For a cel-shaded platformer with a punk demon protagonist, that’s surprisingly heavy. Reviews consistently praise the writing as “hilarious and heartfelt in equal measure,” with Beebz showing genuine growth while maintaining the attitude that made her original game pop.
The Nitpicks (Because Nothing’s Perfect)
The camera struggles sometimes, especially indoors. Voice acting is inconsistent—some scenes are fully voiced, others aren’t. Minor performance dips on certain islands. These are the complaints I’m seeing across reviews.
Nobody seems to care much. When your core movement feels this good, camera jank becomes a footnote.

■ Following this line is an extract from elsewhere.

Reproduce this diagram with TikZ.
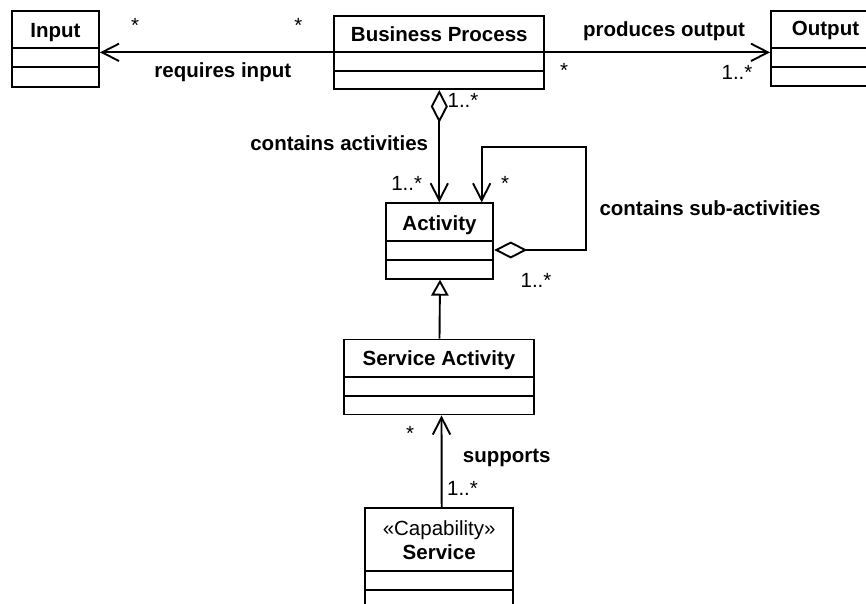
\documentclass[tikz,border=0pt]{standalone}
\usepackage{fontspec}
\setmainfont{Liberation Sans}
\usetikzlibrary{arrows.meta}
\tikzset{
  box/.style={draw, line width=1.9pt, inner sep=0pt, fill=white},
  divider/.style={line width=1.9pt},
  ttl/.style={font=\fontsize{20.5}{24}\selectfont\bfseries, anchor=base, inner sep=0pt},
  lbl/.style={font=\fontsize{20.5}{24}\selectfont\bfseries, anchor=base, inner sep=0pt},
  mult/.style={font=\fontsize{20.5}{24}\selectfont, anchor=base, inner sep=0pt},
  conn/.style={line width=1.9pt},
  assoc/.style={conn, -{Straight Barb[length=17pt, width=17.4pt]}},
  aggr/.style={conn, {Diamond[open, length=33pt, width=17pt]}-{Straight Barb[length=17pt, width=17.4pt]}},
  gen/.style={conn, -{Triangle[open, length=16pt, width=17.4pt]}},
}
\begin{document}
\begin{tikzpicture}[x=1pt, y=-1pt]
\useasboundingbox (0,0) rectangle (866,604);
\clip (0,0) rectangle (866,604);
\fill[white] (0,0) rectangle (866,604);

% boxes
\node[box, minimum width=87pt, minimum height=76pt] (input) at (55.5,49) {};
\node[box, minimum width=210pt, minimum height=73.3pt] (bp) at (439.3,52.35) {};
\node[box, minimum width=109pt, minimum height=75pt] (output) at (825.5,48.5) {};
\node[box, minimum width=107.6pt, minimum height=75.4pt] (act) at (439.5,241) {};
\node[box, minimum width=190.6pt, minimum height=75pt] (sact) at (439,377) {};
\node[box, minimum width=148.3pt, minimum height=111.7pt] (svc) at (439.2,564.2) {};

% dividers
\foreach \n/\a/\b in {input/48/67, bp/52.3/71.3, output/47.7/66.7, act/241/260, sact/376.7/396, svc/570.7/590}{
  \draw[divider] (\n.west |- 0,\a) -- (\n.east |- 0,\a);
  \draw[divider] (\n.west |- 0,\b) -- (\n.east |- 0,\b);
}

% titles
\node[ttl] (tinput) at (55.5,37.5) {Input};
\node[ttl] (tbp) at (439.3,41.5) {Business Process};
\node[ttl] (toutput) at (825.5,36) {Output};
\node[ttl] (tact) at (439.5,230) {Activity};
\node[ttl] (tsact) at (439,365) {Service Activity};
\node[mult] (tster) at (439.2,535) {«Capability»};
\node[ttl] (tsvc) at (439.2,559) {Service};

% connectors
\draw[assoc] (bp.west) -- (bp.west -| input.east);
\draw[assoc] (bp.east) -- (bp.east -| output.west);
\draw[aggr] (bp.south) -- (bp.south |- act.north);
\coordinate (loopA) at (586,250);
\coordinate (loopB) at (481.7,147);
\draw[aggr] (act.east |- loopA) -- (loopA) |- (loopB) -- (loopB |- act.north);
\draw[gen] ([xshift=0.5pt]sact.north) -- ([xshift=0.5pt]act.south);
\draw[assoc] ([xshift=2.5pt]svc.north) -- ([xshift=2.5pt]sact.south);

% labels
\node[lbl] (lreq) at (222.8,78) {requires input};
\node[mult] (m1) at (135,33) {*};
\node[mult] (m2) at (298.3,33) {*};
\node[lbl] (lprod) at (664,37) {produces output};
\node[mult] (m3) at (564,78) {*};
\node[mult] (m4) at (737,80) {1..*};
\node[mult] (m5) at (463,108) {1..*};
\node[lbl] (lcont) at (339.2,150) {contains activities};
\node[mult] (m6) at (406.7,190) {1..*};
\node[mult] (m7) at (505,190) {*};
\node[mult] (m8) at (536,287) {1..*};
\node[lbl] (lsub) at (710,215) {contains sub-activities};
\node[mult] (m9) at (410,440) {*};
\node[lbl] (lsup) at (506.7,462.5) {supports};
\node[mult] (m10) at (462.5,495) {1..*};
\end{tikzpicture}
\end{document}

The Verdict Across the Board
OpenCritic currently has Demon Tides at 84/100 with 95% of critics recommending it. Lords of Gaming gave it a 9.5/10 and called it “the new Queen of 3D platformers.” Multiple reviewers are putting it in their GOTY conversations—in February.
For $24.99, that’s a steal. Fabraz has been building toward this since their Slime-san days, and it feels like everything finally clicked. A global team of developers making games “bursting with creativity, fun, and heart” just delivered exactly that.
Have you picked up Demon Tides yet? I’m curious if the speedrunning community is going to turn this into the next movement tech obsession. The toolkit seems designed for it.